Is this the kind of existence Philly wants after all this success? They should call in Colin Kaepernick to try out for a backup position.
It would be a great situation for Kaep who — if history is any indication — is sure to get some major snaps over the next few seasons. I know that’s a pipe dream at this point, but it’s worth a mention. This scenario didn’t work out back in 2017.
However, while QBs are steady getting paid and teams are struggling to find viable signal callers, giving Kaep a call now that everything has died down a bit, wouldn’t be a bad idea. He’s another guy who has been to a Super Bowl and can stay healthy.
Wentz got his bag, but he’s going to have to prove that the injuries early in his promising career are just flukes. First, the knee kept him out while Foles won a SuperBowl and became the most beloved guy in Philly. Last year it was a janky back.
ESPN analyst Louis Riddick says the Eagles don’t think injuries will be a problem going forward as long as Wentz scales back on the Superman tactics.
“They believe a lot of Carson’s injuries are self-inflicted and not injury prone because he has a brittle body. They feel he takes some chances with his health that he doesn’t necessarily have to take, a la Andrew Luck, So he thinks he can extend every play and every play can be the home run ball and he doesn’t have to do that…it’s called growth, maturity. “
Durability and intelligence are what made Eli Manning so damn valuable to the Giants for 15 years. He never ever got hurt. Therefore the Giants always had stability from one season to the next.

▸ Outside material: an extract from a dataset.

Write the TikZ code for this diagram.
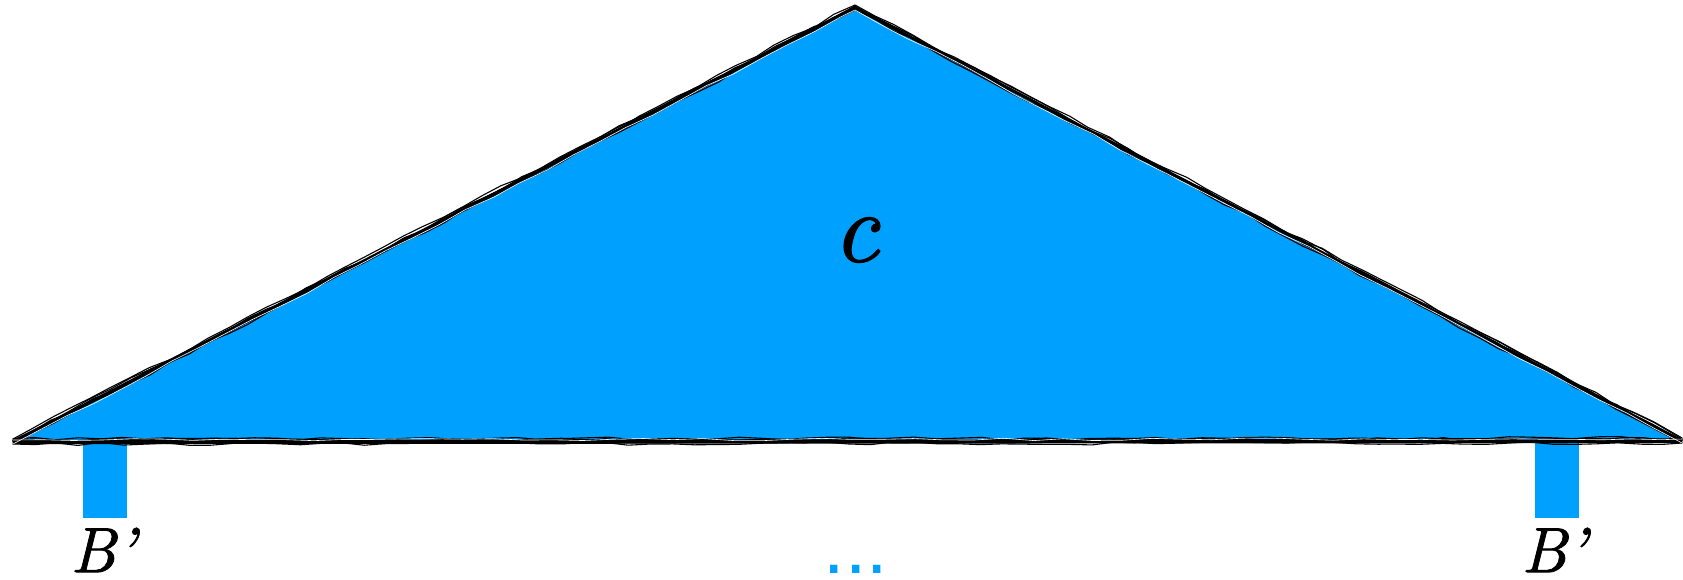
\documentclass[tikz,border=0pt]{standalone}
\usepackage{fontspec}
\newfontfamily\dotsfont{Liberation Sans}
\newfontfamily\lmit{lmroman10-italic.otf}[FakeBold=1.2]
\usetikzlibrary{decorations.pathmorphing}
\definecolor{skyblue}{RGB}{0,160,255}
\tikzset{
  sketch/.style={draw=black, line width=1.1pt, line cap=round, line join=round,
    decorate, decoration={random steps, segment length=22pt, amplitude=1.6pt}},
  sketchw/.style={draw=white, line width=0.6pt, line cap=round,
    decorate, decoration={random steps, segment length=30pt, amplitude=1.2pt}},
  post/.style={fill=skyblue, draw=none},
  lbl/.style={inner sep=0pt, font=\lmit\fontsize{64}{64}\selectfont},
}
\begin{document}
\begin{tikzpicture}[x=1pt, y=-1pt]
\useasboundingbox (0,0) rectangle (1683,579);
\coordinate (A) at (855,8);
\coordinate (L) at (13,442);
\coordinate (R) at (1682,441);
% posts
\fill[post] (83,440) rectangle (127,518);
\fill[post] (1535,440) rectangle (1579,518);
% triangle fill
\fill[skyblue] (L) -- (A) -- (R) -- cycle;
% main outline
\draw[line width=3.4pt, line join=round] (A) -- (L);
\draw[line width=4.2pt] (L) -- (R);
\draw[line width=3pt] (A) -- (R);
% sketchy strokes
\foreach \s/\d in {11/0.0,23/2.0,37/-2.0,41/3.0,53/1.0}{
  \pgfmathsetseed{\s}
  \draw[sketch] ([yshift=\d pt]L) -- ([yshift=\d pt]A);
  \draw[sketch] ([yshift=\d pt]A) -- ([yshift=\d pt]R);
  \draw[sketch] ([yshift=\d pt]L) -- ([yshift=\d pt]R);
}
\pgfmathsetseed{7}
\draw[sketchw] ([yshift=2pt]L) -- ([yshift=2pt]R);
\draw[sketchw] ([yshift=-2pt]A) -- ([yshift=-2pt]R);
\draw[sketchw] ([yshift=-2pt]L) -- ([yshift=-2pt]A);
% labels
\node[inner sep=0pt, font=\lmit\fontsize{100}{100}\selectfont] (c) at (856,240) {c};
\node[lbl] (b1) at (103,550) {B’};
\node[lbl] (b2) at (1554,550) {B’};
\node[inner sep=0pt, text=skyblue, font=\dotsfont\fontsize{77}{77}\selectfont] (dots) at (856,569) {...};
\end{tikzpicture}
\end{document}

So far Wentz has looked solid in OTA’s and everything points to him returning to the form he showed in 2017 when he was a front-runner for MVP.
When Foles stole his shine.
Uploaded by Football Life on 2018-02-04.
I guess Philly feels confident that it’s finally Wentz’s time to start putting in full seasons of work.
“He has an embarrassment of riches at his disposal at tight end, wide receiver and running back,” Riddick added. “If you want to take anything from Nick Foles…get the ball out of your hand fast (into your playmakers’ hands) and let them do the work and take the hits. You’re paid well to be the point guard and the best thing you can do for us is be available.
Throwing a $100 million bag at Wentz won’t help if he can’t stay on the field. This might be the biggest risk in Eagles history and can either set the franchise up for more success or backfire into a financial mess.